The "investment piece" is back, this time thanks to fashion designer Vivienne Westwood:
"Buy less. Choose well. Make it last. Quality, not quantity. Everybody’s buying far too many clothes. I mean, I know I’m lucky, I can just take things and borrow them and I’m just okay, but I hate having too many clothes. And I think that poor people should be even more careful."One might imagine that those in the business of selling clothes would be in favor of people buying clothes, but that would be far too obvious. The appropriate marketing strategy for high-end is to denounce the meaningless acquisition of stuff, in favor of collecting, investing, or whichever other euphemism might be used to describe buying expensive things rather than cheap ones. The intended audience is, of course, the population capable of and interested in buying designer clothing. Rich and poor alike wear H&M; only the rich are going to be in Westwood's creations. So if your aim is to move high-end garb, one thing you can do is to frame that choice in moral terms. Save the planet! Buy one Hermès bag instead of ten or whatever at a bourgeois mall store like Coach!
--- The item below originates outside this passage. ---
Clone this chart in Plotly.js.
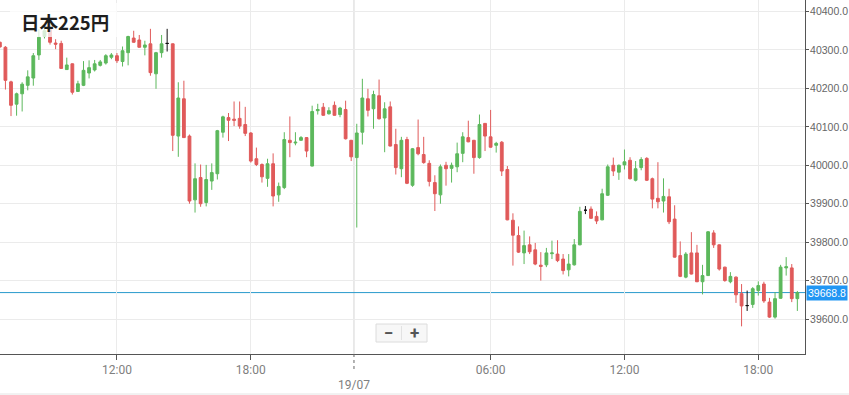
<!DOCTYPE html>
<html><head><meta charset="utf-8">
<script src="https://cdn.plot.ly/plotly-3.0.1.min.js"></script>
<style>html,body{margin:0;padding:0;background:#fff;}#chart{width:849px;height:395px;}</style>
</head><body><div id="chart"></div>
<script>
// ---- data ----
const chartTitle = '日本225円';
const sessionStart = [2024, 6, 18, 6, 45];   // first 15-min candle (UTC-style fields, month 0-based)
const sessionPause = [2024, 6, 18, 22, 45];  // first missing candle
const sessionResume = [2024, 6, 19, 0, 0];   // first candle after the pause
const stepMinutes = 15;
const opens = [40320,40307,40217,40159,40186,40208,40227,40287,40335,40354,
 40318,40317,40249,40264,40192,40208,40240,40248,40260,40266,
 40281,40285,40270,40293,40331,40326,40307,40316,40238,40293,
 40317,40316,40076,40173,40076,39910,39968,39903,39959,39978,
 40086,40124,40120,40122,40106,40084,40017,40002,39966,40004,
 39923,39942,40065,40058,40065,40072,39998,40142,40151,40134,
 40156,40132,40145,40065,40020,40086,40173,40147,40181,40123,
 40152,40054,39991,40067,39948,40046,40028,40005,39955,39923,
 40000,39992,39996,40031,40072,40065,40020,40109,40074,40052,
 40060,39989,39857,39817,39772,39793,39780,39740,39741,39770,
 39769,39756,39728,39741,39793,39883,39886,39867,39858,39922,
 40000,39982,40001,40013,39961,39994,40018,39965,39914,39907,
 39918,39860,39765,39709,39772,39772,39697,39713,39824,39793,
 39735,39697,39709,39666,39635,39638,39674,39691,39644,39605,
 39654,39733,39733,39653];
const highs = [40322,40310,40220,40189,40216,40247,40292,40354,40360,40356,
 40328,40324,40280,40265,40220,40271,40273,40274,40274,40289,
 40292,40292,40309,40337,40350,40339,40324,40355,40295,40339,
 40355,40317,40216,40220,40080,40005,40002,40001,40005,40092,
 40129,40136,40166,40166,40152,40086,40046,40005,40017,40031,
 39955,40086,40127,40086,40076,40073,40155,40160,40162,40151,
 40166,40152,40168,40066,40108,40225,40199,40194,40223,40164,
 40166,40095,40074,40074,40045,40119,40074,40013,39974,40002,
 40009,40007,40059,40086,40116,40066,40132,40110,40144,40061,
 40063,39998,39875,39841,39830,39815,39798,39774,39785,39804,
 39805,39769,39769,39808,39892,39894,39893,39880,39939,40002,
 40020,40002,40041,40021,40011,40021,40021,39968,40008,39966,
 39939,39896,39802,39774,39826,39793,39741,39829,39831,39794,
 39736,39722,39711,39691,39674,39683,39698,39697,39655,39670,
 39741,39761,39743,39673];
const lows = [40305,40197,40128,40129,40140,40195,40207,40274,40330,40314,
 40302,40251,40249,40184,40192,40206,40226,40244,40257,40262,
 40276,40266,40257,40260,40319,40306,40286,40233,40199,40280,
 40296,40037,40022,40071,39900,39877,39892,39893,39936,39963,
 40072,40063,40102,40095,40076,40007,39998,39955,39944,39893,
 39905,39938,40021,40052,40064,40021,39997,40132,40129,40132,
 40129,40125,40067,40011,39838,40054,40127,40095,40119,40034,
 40049,39976,39969,39951,39944,40026,40004,39945,39881,39900,
 39947,39955,39982,40008,40060,39978,40017,40037,40046,40033,
 39972,39857,39739,39772,39743,39769,39740,39700,39735,39756,
 39748,39716,39711,39739,39792,39873,39861,39847,39857,39920,
 39972,39962,39989,39963,39958,39987,39959,39888,39888,39877,
 39847,39760,39709,39706,39716,39696,39664,39712,39785,39726,
 39697,39693,39642,39581,39621,39629,39661,39642,39603,39601,
 39653,39713,39644,39621];
const closes = [40308,40221,40156,40186,40211,40230,40285,40333,40350,40320,
 40315,40252,40261,40190,40212,40247,40254,40264,40269,40285,
 40287,40272,40298,40335,40320,40307,40313,40241,40293,40316,
 40317,40078,40175,40072,39907,39965,39900,39963,39981,40090,
 40126,40117,40117,40102,40083,40011,40002,39970,40004,39920,
 39945,40067,40059,40060,40072,40037,40140,40145,40130,40142,
 40130,40149,40069,40022,40084,40175,40143,40184,40121,40147,
 40050,39994,40065,39953,40043,40030,40007,39958,39926,39996,
 39991,40000,40030,40074,40061,40020,40106,40076,40047,40057,
 39985,39858,39818,39774,39791,39775,39743,39737,39772,39772,
 39752,39726,39743,39793,39880,39883,39862,39855,39926,39996,
 39985,40000,40009,39965,39991,40015,39961,39912,39905,39919,
 39853,39761,39711,39769,39717,39697,39713,39827,39793,39730,
 39700,39711,39663,39634,39635,39679,39687,39647,39605,39653,
 39735,39736,39653,39668.8];
const lastPrice = 39668.8;
const tickTimes = ['2024-07-18 12:00','2024-07-18 18:00','2024-07-19 06:00','2024-07-19 12:00','2024-07-19 18:00'];
const tickLabels = ['12:00','18:00','06:00','12:00','18:00'];
const dayLabel = '19/07';
const viewStart = '2024-07-18 06:45:24';
const viewEnd = '2024-07-19 20:05:36';
const priceRange = [39509, 40430];

// ---- build ----
const GREEN = '#5cb85c', RED = '#e05a5a';
const STEP = stepMinutes * 60000;
const p2 = n => String(n).padStart(2, '0');
function fmt(ms) {
  const d = new Date(ms);
  return d.getUTCFullYear() + '-' + p2(d.getUTCMonth() + 1) + '-' + p2(d.getUTCDate()) + ' ' +
    p2(d.getUTCHours()) + ':' + p2(d.getUTCMinutes()) + ':' + p2(d.getUTCSeconds());
}
const t0 = Date.UTC(...sessionStart);
const tPause = Date.UTC(...sessionPause);
const tResume = Date.UTC(...sessionResume);
const times = opens.map((_, i) => {
  let t = t0 + i * STEP;
  if (t >= tPause) t += tResume - tPause;
  return fmt(t);
});
const breakBounds = [fmt(tPause - STEP / 2), fmt(tResume - STEP / 2)];
const dayBoundary = breakBounds[1];

const mainIdx = [], dojiIdx = [];
opens.forEach((o, i) => (o === closes[i] ? dojiIdx : mainIdx).push(i));
const pick = (arr, idx) => idx.map(i => arr[i]);

const traces = [
  {
    type: 'candlestick',
    x: pick(times, mainIdx), open: pick(opens, mainIdx), high: pick(highs, mainIdx),
    low: pick(lows, mainIdx), close: pick(closes, mainIdx),
    increasing: {line: {color: GREEN, width: 1}, fillcolor: GREEN},
    decreasing: {line: {color: RED, width: 1}, fillcolor: RED},
    whiskerwidth: 0, showlegend: false, hoverinfo: 'none'
  },
  {
    type: 'candlestick',
    x: pick(times, dojiIdx), open: pick(opens, dojiIdx), high: pick(highs, dojiIdx),
    low: pick(lows, dojiIdx), close: pick(closes, dojiIdx),
    increasing: {line: {color: '#111', width: 1}, fillcolor: '#111'},
    decreasing: {line: {color: '#111', width: 1}, fillcolor: '#111'},
    whiskerwidth: 0, showlegend: false, hoverinfo: 'none'
  }
];

const PW = 805, PH = 354; // plot area in px
const px = v => v / PW, py = v => 1 - v / PH;
const SANS = '"Liberation Sans", Arial, sans-serif';

const layout = {
  width: 849, height: 395,
  margin: {l: 0, r: 44, t: 0, b: 41, pad: 0},
  paper_bgcolor: '#fff', plot_bgcolor: '#fff',
  showlegend: false,
  boxgap: 0.5, boxgroupgap: 0,
  font: {family: 'Roboto, "Noto Sans", sans-serif', color: '#666'},
  xaxis: {
    type: 'date', range: [viewStart, viewEnd], automargin: false,
    rangebreaks: [{bounds: breakBounds}],
    rangeslider: {visible: false},
    tickmode: 'array', tickvals: tickTimes, ticktext: tickLabels,
    ticks: 'outside', ticklen: 5, tickcolor: '#555', tickwidth: 1,
    showline: true, linecolor: '#555', linewidth: 1,
    showgrid: true, gridcolor: '#ebebeb', gridwidth: 1, zeroline: false,
    tickfont: {family: 'Roboto, sans-serif', size: 12, color: '#808080'}, fixedrange: true
  },
  yaxis: {
    side: 'right', range: priceRange, automargin: false,
    dtick: 100, tick0: 0, tickformat: '.1f',
    ticks: 'outside', ticklen: 3, tickcolor: '#555', tickwidth: 1,
    ticklabelstandoff: -1,
    showline: true, linecolor: '#555', linewidth: 1,
    showgrid: true, gridcolor: '#ebebeb', gridwidth: 1, zeroline: false,
    tickfont: {family: SANS, size: 10.5, color: '#666'}, fixedrange: true
  },
  shapes: [
    {type: 'line', xref: 'x', yref: 'paper', x0: dayBoundary, x1: dayBoundary, y0: 0, y1: 1,
     line: {color: '#d4d4d4', width: 1}, layer: 'below'},
    {type: 'line', xref: 'x', yref: 'paper', x0: dayBoundary, x1: dayBoundary, y0: 0, y1: -18 / PH,
     line: {color: '#666', width: 1, dash: 'dot'}, layer: 'above'},
    {type: 'line', xref: 'paper', yref: 'y', x0: 0, x1: 1, y0: lastPrice, y1: lastPrice,
     line: {color: '#2a9bcc', width: 1}, layer: 'below'},
    {type: 'rect', xref: 'paper', yref: 'paper', x0: px(10), x1: px(117), y0: py(37), y1: py(3),
     fillcolor: 'rgba(255,255,255,0.75)', line: {width: 0}, layer: 'above'},
    {type: 'rect', xref: 'paper', yref: 'paper', x0: px(376), x1: px(427), y0: py(342), y1: py(324),
     fillcolor: '#f7f7f7', line: {color: '#dcdcdc', width: 1}, layer: 'above'},
    {type: 'line', xref: 'paper', yref: 'paper', x0: px(401.5), x1: px(401.5), y0: py(340), y1: py(326),
     line: {color: '#e2e2e2', width: 1}, layer: 'above'},
    {type: 'line', xref: 'paper', yref: 'paper', x0: 0, x1: 849 / PW, y0: py(394), y1: py(394),
     line: {color: '#e4e4e4', width: 1}, layer: 'above'}
  ],
  annotations: [
    {text: '<b>' + chartTitle + '</b>', xref: 'paper', yref: 'paper', x: px(19), y: py(21.5),
     xanchor: 'left', yanchor: 'middle', showarrow: false,
     font: {family: '"Noto Sans CJK JP", "Noto Sans", sans-serif', size: 18.5, color: '#1e1e1e'}},
    {text: lastPrice.toFixed(1), xref: 'paper', yref: 'y', x: 1, y: lastPrice, xshift: 1,
     xanchor: 'left', yanchor: 'middle', showarrow: false, bgcolor: '#2196f3', borderpad: 1,
     font: {family: SANS, size: 10.5, color: '#fff'}},
    {text: dayLabel, xref: 'x', yref: 'paper', x: dayBoundary, y: 0, yshift: -22,
     xanchor: 'center', yanchor: 'top', showarrow: false,
     font: {family: 'Roboto, sans-serif', size: 12, color: '#808080'}},
    {text: '<b>−</b>', xref: 'paper', yref: 'paper', x: px(388.5), y: py(333),
     xanchor: 'center', yanchor: 'middle', showarrow: false, font: {size: 17, color: '#555'}},
    {text: '<b>+</b>', xref: 'paper', yref: 'paper', x: px(414.5), y: py(333),
     xanchor: 'center', yanchor: 'middle', showarrow: false, font: {size: 17, color: '#555'}}
  ]
};

Plotly.newPlot('chart', traces, layout, {displayModeBar: false, staticPlot: true});
</script>
</body></html>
But there's that other, pesky function as well, which is that the you're-a-good-person-if-you-shop-designer framing effectively amounts to, if you're poor or middle-class, you're a terrible person, because you almost by definition will have not properly sourced whatever it is you're wearing. And yes, there are such things as thrift stores, but there are also such things as underwear, socks, and t-shirts. As needing to look professional. Some stuff effectively needs to be purchased new and, if you don't want to stink (or to do laundry, with all its associated environmental impact - not to mention hassle - all the time), you may not want to "invest" in the one artisanal undershirt. This framing, then, flips around the more expected narrative, which is that if you're a rich person buying designer stuff, you're the one being decadent. It creates this imaginary world in which wealthy people who buy a couple really quality pieces don't also own like 300x the Old Navy-or-equivalent as do their fellow Westerners with less.
Westwood's gaffe, then, was in spelling out where "poor people" enter into this equation. The usual approach, the tasteful one, is to insist that the problem isn't poor people, but purchasers-of-cheap-things, and one may read between the lines.